In 1989, McClendon and a frat buddy founded Chesapeake energy. Aubrey was able to transform the publicly traded company into his own compulsive gambling enabler. When the stock market tanked in 2008, McClendon received a margin call on an astounding 31 million shares. He had personally borrowed 1.1 billion dollars on margin so that he could compulsively buy yet more drilling leases for himself. The easy-peasy board of directors rewarded McClendon’s recklessness that year with salary compensation of 112 million dollars.

McClendon’s investing “strategy” was simple: One day the world is going to want much more natural gas, so I will beg, borrow and steal as many drilling leases as possible and one day it will pay off. (At one point around 2010, McClendon was the largest landowner in the United States.) McClendon was a “visionary” in the same way as Harvey Keitel’s cracked out compulsive gambling character in The Bad Lieutenant was a “visionary” in that one day the Dodgers would win a ball game.

Even the sycophantical board of directors got fed up with McClendon’s “vision” and in 2013 removed him as CEO (but kept him on the board). The price of LNG (Liquified Natural Gas) remained stubbornly low, for a variety of reasons. Most of the gas leases McClendon acquired required drilling of the land within 3-5 years or lose the lease. That put more LNG on the market and drove LNG prices down. Also, dreams of automobiles being converted to run on LNG never materialized. Exporting Natural gas has problems from the cost of shipment to lack of LNG infrastructure on other continents.

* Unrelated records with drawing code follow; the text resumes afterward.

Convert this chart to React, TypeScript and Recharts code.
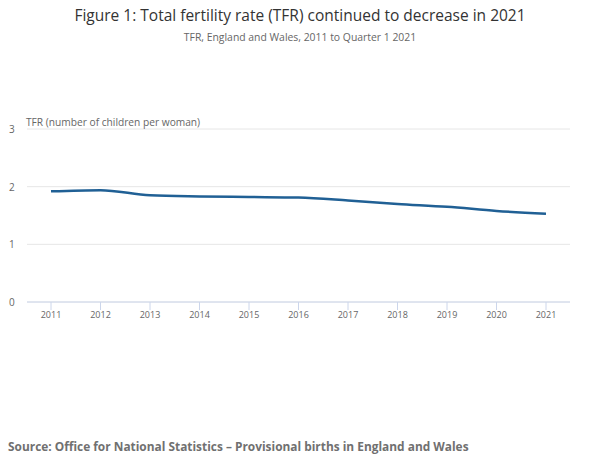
import React from 'react'
import { LineChart, Line, XAxis, YAxis, CartesianGrid } from 'recharts'

const years = ['2011', '2012', '2013', '2014', '2015', '2016', '2017', '2018', '2019', '2020', '2021']
const tfr = [1.92, 1.94, 1.85, 1.83, 1.82, 1.81, 1.76, 1.7, 1.65, 1.58, 1.53]
const yTicks = [0, 1, 2, 3]

const data = years.map((year, i) => ({ year, tfr: tfr[i] }))

const FONT = '"Open Sans", sans-serif'
const BLUE = '#206095'

function YTick({ x, y, payload }: any) {
  return (
    <text x={9} y={y} dy={4} textAnchor="start" fill="#666" fontSize={10} fontFamily={FONT}>
      {payload.value}
    </text>
  )
}

export default function App() {
  return (
    <div style={{ position: 'absolute', left: 0, top: 0, width: 600, height: 471, background: '#fff', fontFamily: FONT }}>
      <div style={{ position: 'absolute', top: 4, left: 0, width: 600, textAlign: 'center', fontSize: 15.5, color: '#333' }}>
        Figure 1: Total fertility rate (TFR) continued to decrease in 2021
      </div>
      <div style={{ position: 'absolute', top: 30, left: 0, width: 600, textAlign: 'center', fontSize: 10.4, color: '#666' }}>
        TFR, England and Wales, 2011 to Quarter 1 2021
      </div>
      <LineChart
        width={600}
        height={471}
        data={data}
        margin={{ top: 129, right: 30, bottom: 139, left: 0 }}
      >
        <CartesianGrid vertical={false} stroke="#e6e6e6" />
        <XAxis
          dataKey="year"
          padding={{ left: 24, right: 24 }}
          axisLine={{ stroke: '#ccd6eb' }}
          tickLine={{ stroke: '#ccd6eb' }}
          tickSize={8}
          tick={{ fill: '#666', fontSize: 9, fontFamily: FONT }}
          height={30}
          interval={0}
        />
        <YAxis
          width={27}
          domain={[0, 3]}
          ticks={yTicks}
          axisLine={false}
          tickLine={false}
          tick={<YTick />}
        />
        <Line
          type="monotone"
          dataKey="tfr"
          stroke={BLUE}
          strokeWidth={2.5}
          dot={false}
          isAnimationActive={false}
        />
      </LineChart>
      <div style={{ position: 'absolute', top: 115, left: 26, fontSize: 10.2, color: '#666' }}>
        TFR (number of children per woman)
      </div>
      <div style={{ position: 'absolute', top: 438, left: 8, fontSize: 11.9, fontWeight: 700, color: '#707070' }}>
        Source: Office for National Statistics – Provisional births in England and Wales
      </div>
    </div>
  )
}
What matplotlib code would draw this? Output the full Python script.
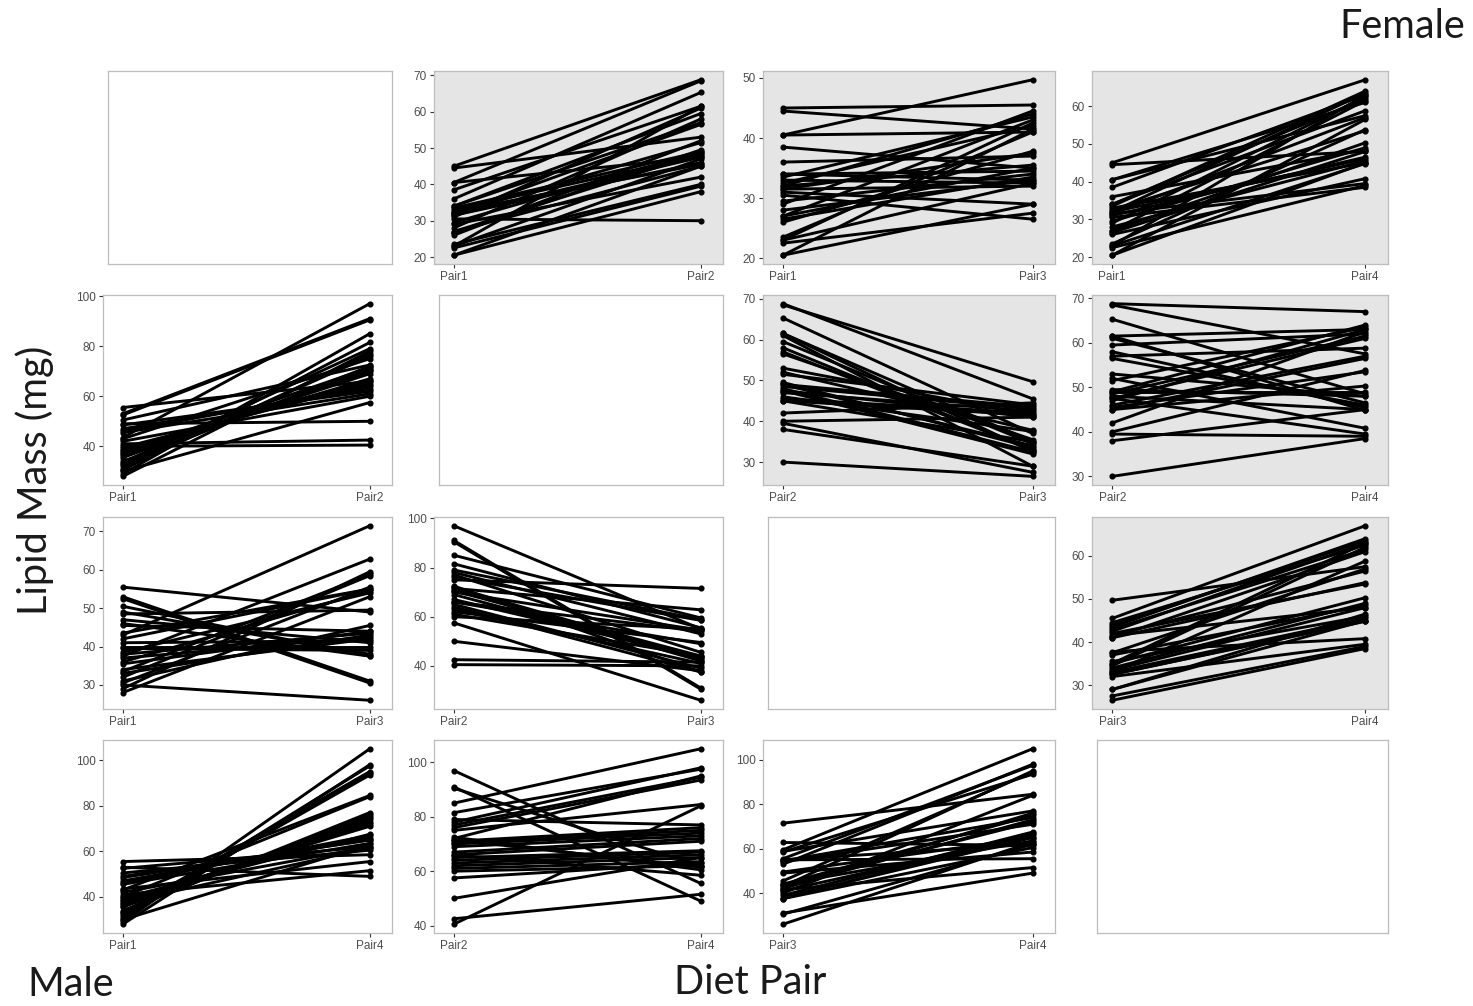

On March 16, 2016, McClendon was indicted by a federal grand jury for rigging the bids on drilling leases in Oklahoma. McClendon, through his lawyer, whined that he was being picked on, basically expressing everybody else does it. Why me, God?

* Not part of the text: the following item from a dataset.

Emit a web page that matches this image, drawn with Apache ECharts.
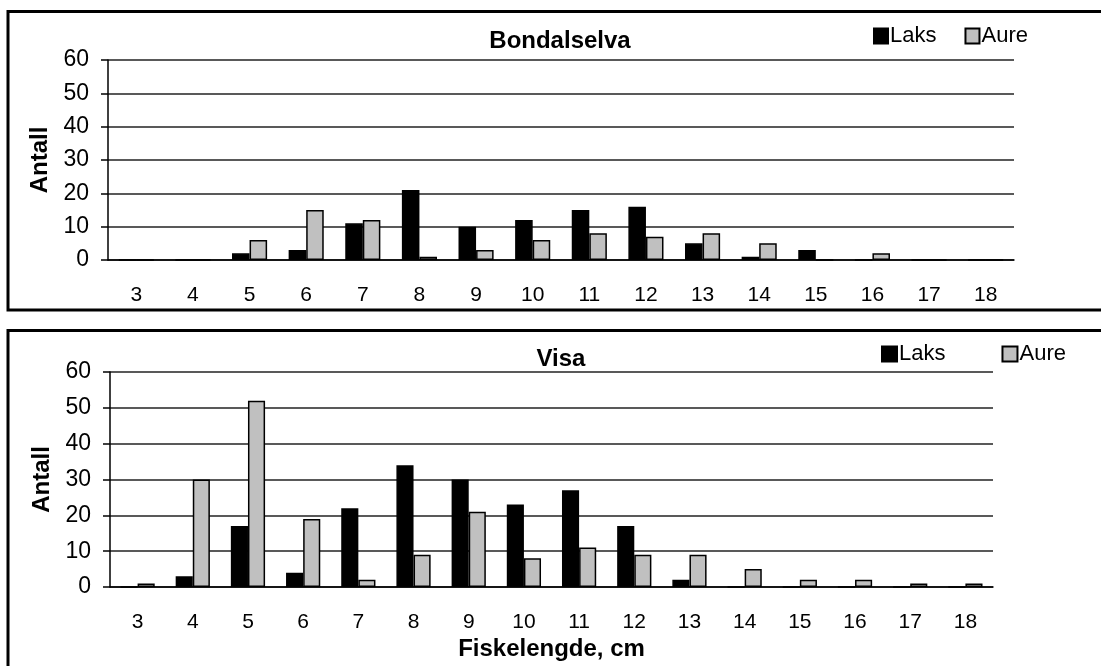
<!DOCTYPE html>
<html>
<head>
<meta charset="utf-8">
<script src="https://cdn.jsdelivr.net/npm/echarts@6/dist/echarts.min.js"></script>
<style>
    html, body { margin: 0; padding: 0; background: #fff; }
    #chart { width: 1101px; height: 666px; }
</style>
</head>
<body>
<div id="chart"></div>
<script>
// kategorier (fiskelengde, cm)
var lengder = ['3', '4', '5', '6', '7', '8', '9', '10', '11', '12', '13', '14', '15', '16', '17', '18'];

// Bondalselva
var bondalLaks = [0, 0, 2, 3, 11, 21, 10, 12, 15, 16, 5, 1, 3, 0, 0, 0];
var bondalAure = [0, 0, 6, 15, 12, 1, 3, 6, 8, 7, 8, 5, 0, 2, 0, 0];

// Visa
var visaLaks = [0, 3, 17, 4, 22, 34, 30, 23, 27, 17, 2, 0, 0, 0, 0, 0];
var visaAure = [1, 30, 52, 19, 2, 9, 21, 8, 11, 9, 9, 5, 2, 2, 1, 1];

var font = 'Liberation Sans, Arial, sans-serif';

var myChart = echarts.init(document.getElementById('chart'));

function xAkse(idx, name) {
    return {
        type: 'category',
        gridIndex: idx,
        data: lengder,
        name: name,
        nameLocation: 'middle',
        nameGap: 50,
        nameTextStyle: { fontFamily: font, fontSize: 24, fontWeight: 'bold', color: '#000' },
        axisLine: { lineStyle: { color: '#000', width: 1.5 } },
        axisTick: { length: 7, lineStyle: { color: '#000', width: 1.5 } },
        axisLabel: { margin: 25, fontFamily: font, fontSize: 21, color: '#000' }
    };
}

function yAkse(idx) {
    return {
        type: 'value',
        gridIndex: idx,
        min: 0,
        max: 60,
        interval: 10,
        name: 'Antall',
        nameLocation: 'middle',
        nameGap: 46,
        nameTextStyle: { fontFamily: font, fontSize: 24, fontWeight: 'bold', color: '#000' },
        axisLine: { show: true, lineStyle: { color: '#000', width: 1.5 } },
        axisTick: { show: true, length: 7, lineStyle: { color: '#000', width: 1.5 } },
        axisLabel: { margin: 19, fontFamily: font, fontSize: 23, color: '#000' },
        splitLine: { lineStyle: { color: '#222', width: 1.5 } }
    };
}

function serie(name, data, idx) {
    return {
        name: name,
        type: 'bar',
        xAxisIndex: idx,
        yAxisIndex: idx,
        data: data,
        barGap: '0%',
        barCategoryGap: '38%',
        itemStyle: {
            color: name == 'Laks' ? '#000' : '#c0c0c0',
            borderColor: '#000',
            borderWidth: 1.5
        }
    };
}

var option = {
    animation: false,
    backgroundColor: '#fff',
    title: [{
        text: 'Bondalselva',
        left: 555,
        top: 24,
        textAlign: 'center',
        textStyle: { fontFamily: font, fontSize: 24, fontWeight: 'bold', color: '#000' }
    }, {
        text: 'Visa',
        left: 556,
        top: 342,
        textAlign: 'center',
        textStyle: { fontFamily: font, fontSize: 24, fontWeight: 'bold', color: '#000' }
    }],
    legend: [{
        left: 873,
        top: 25,
        padding: 0,
        itemWidth: 14,
        itemHeight: 15,
        itemGap: 28,
        icon: 'rect',
        data: ['Laks', 'Aure'],
        textStyle: { fontFamily: font, fontSize: 22, color: '#000', padding: [0, 0, 0, -3] }
    }, {
        left: 881,
        top: 343,
        padding: 0,
        itemWidth: 15,
        itemHeight: 15,
        itemGap: 56,
        icon: 'rect',
        data: ['Laks', 'Aure'],
        textStyle: { fontFamily: font, fontSize: 22, color: '#000', padding: [0, 0, 0, -3] }
    }],
    grid: [
        { left: 108, right: 87, top: 60, height: 200 },
        { left: 110, right: 108, top: 372, height: 215 }
    ],
    xAxis: [xAkse(0, ''), xAkse(1, 'Fiskelengde, cm')],
    yAxis: [yAkse(0), yAkse(1)],
    series: [
        serie('Laks', bondalLaks, 0),
        serie('Aure', bondalAure, 0),
        serie('Laks', visaLaks, 1),
        serie('Aure', visaAure, 1)
    ],
    graphic: [{
        type: 'rect',
        shape: { x: 8, y: 11.5, width: 1100, height: 298.5 },
        style: { fill: 'none', stroke: '#000', lineWidth: 3 },
        silent: true
    }, {
        type: 'rect',
        shape: { x: 8, y: 330.5, width: 1100, height: 340 },
        style: { fill: 'none', stroke: '#000', lineWidth: 3 },
        silent: true
    }]
};

myChart.setOption(option);
</script>
</body>
</html>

The very next morning, instead of nailing himself to a cross, the whiney (ex?) billionaire drove a Chevy Tahoe sans seatbelt and accelerated it to 88 MPH, driving straight into a concrete viaduct. Instead of “Atlas Shrugged,” investors shrugged off Atlas. Chesapeake stock rose as much as 100% in the weeks that followed. Investors were relieved that a crazed gambler was finally out of the picture. Incredibly, the Oklahoma City coroner ruled the crash an “accident.” The gentleman’s agreement held.

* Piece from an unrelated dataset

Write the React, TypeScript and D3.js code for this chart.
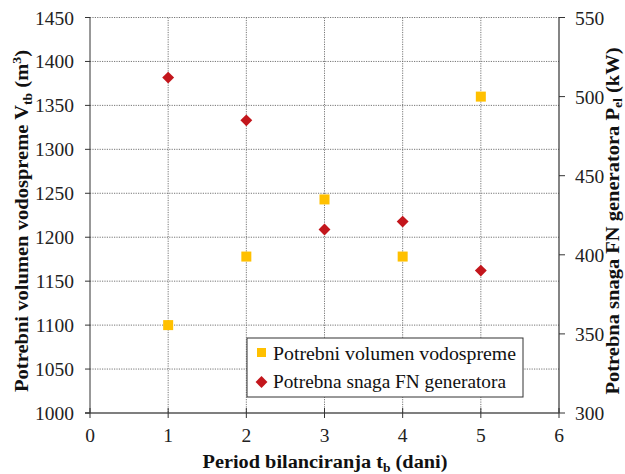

You may have gotten the impression from too many viewings of Double Indemnity that Life Insurance companies do not pay out in the event of suicide. This is not necessarily true. Insurance policies vary by state, and many of them will pay out if you can wait two years before snuffing it. Other state laws are worded in a way that suggests, Hey, if your family can hire the right lawyers, they can collect on even a temporary life insurance policy. The family has so far suppressed information on whether there was a life insurance policy. It’s hard to know what would be more embarrassing at this point.

McClendon’s behavior was similar to Jesse Livermore, except that Livermore could actually make good trades. Livermore had the foresight to short stocks before the crash of 1929. McClendon had a reliably constant pattern of making one horrible bet after another. Livermore committed suicide in 1940 in fairly retrograde fashion: he wrote a note to his wife and then shot himself. How very passé! Innocent times indeed.

Death by auto accident is common, but suicide by car is rare. Speeding into a wall or a pole is an aggressively hostile yet self-pitying act, with a touch of plausible legalistic deniability. It seems neither men were ultimately concerned about policies for their families; rather, they wished to remain shifty liars right up to the end.